Bungonia's monument to those who served and died in war has been restored, more than 74 years after its dedication.
Some 40 people attended a ceremony in the village on Sunday, November 12, marking the occasion. They included Turkish Embassy representative Atacan Doruk Kilic, who was specially invited to the event.
Historian and Bungonia Village Park Trust secretary, Anne Wiggan said the $36,500 project was a testament to heritage stonemason, John Mottley's skill but also generous donations and community will.
Over 18 months, Mr Mottley restored lead lettering around names of servicemen, restabilised the foundation block, cleaned the memorial and undertook general repairs and re-rendered the concrete plinth. He also organised for surrounding ironwork fencing to be restored.
Mr Mottley used a poultice method to remove lichen and staining on names and the marble base. Lettering had to be lifted in the process.
The name of Reginald Armstrong, who was killed at Gallipoli in World War One, was also added.

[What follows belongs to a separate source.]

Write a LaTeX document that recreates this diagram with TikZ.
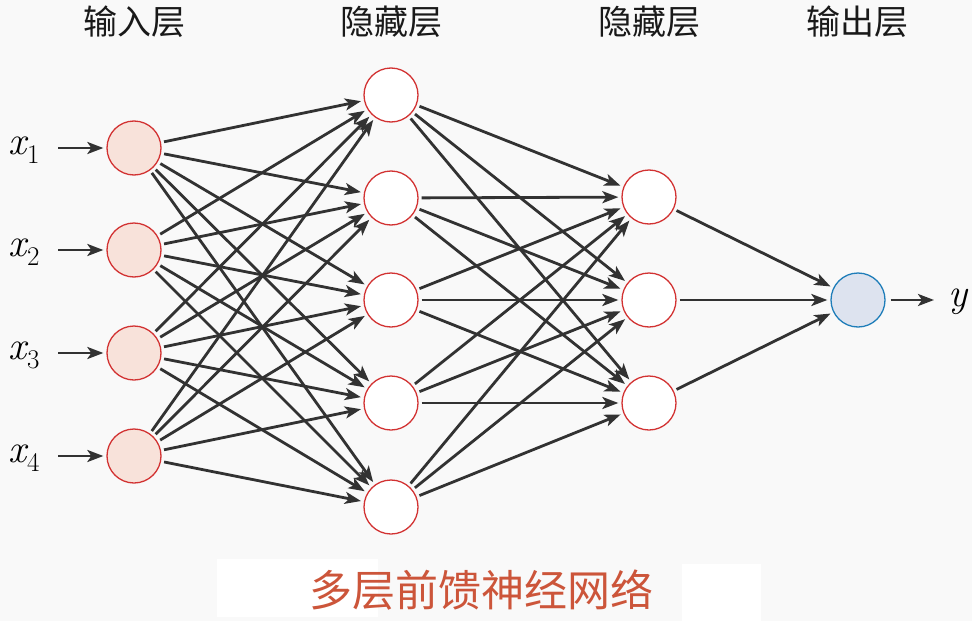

"John is an absolutely skilled practitioner and the result is wonderful," Mrs Wiggan said.
When it was clear the memorial required restoration, the Park Trust applied for further funding. Goulburn Soldiers Club contributed $30,000 and the state government's Saluting Our Service program - $10,000.
Mrs Wiggan said the community was hugely grateful for the money and she particularly thanked Goulburn Soldiers Club director, Peter Sinclair for his advocacy.
International Conservation Services (ICS) provided a report on the work needed and other helpful advice. ICS archaeologist, Nicola Ashurst, attended Sunday's event and praised the quality of work completed.
Quialigo Vietnam War veteran, Greg Sullivan officiated at the ceremony.
"This memorial is special; it was the first one built in the Goulburn district after World War One," he said.
"Years from now our following generations may not remember them and think that these war memorials were something only belonging to people of an earlier time," he said.
"I believe it is our job to make sure that doesn't happen. The freedom we share in Australia is due to those wonderful men and women who protected our country in those dire years of war.
"So here today at Bungonia we see the result of our community effort in restoring our war memorial."
He thanked all those who had contributed financially and practically and made special mention of Mr Mottley's craftsmanship.
Attendees enjoyed afternoon tea at the Bungonia Hall afterwards.
"It's taken a while but the result is absolutely wonderful," Mrs Wiggan said.
"The work will conserve the memorial for many years. It's a worthy monument to those who have gone before and shows respect for their legacy."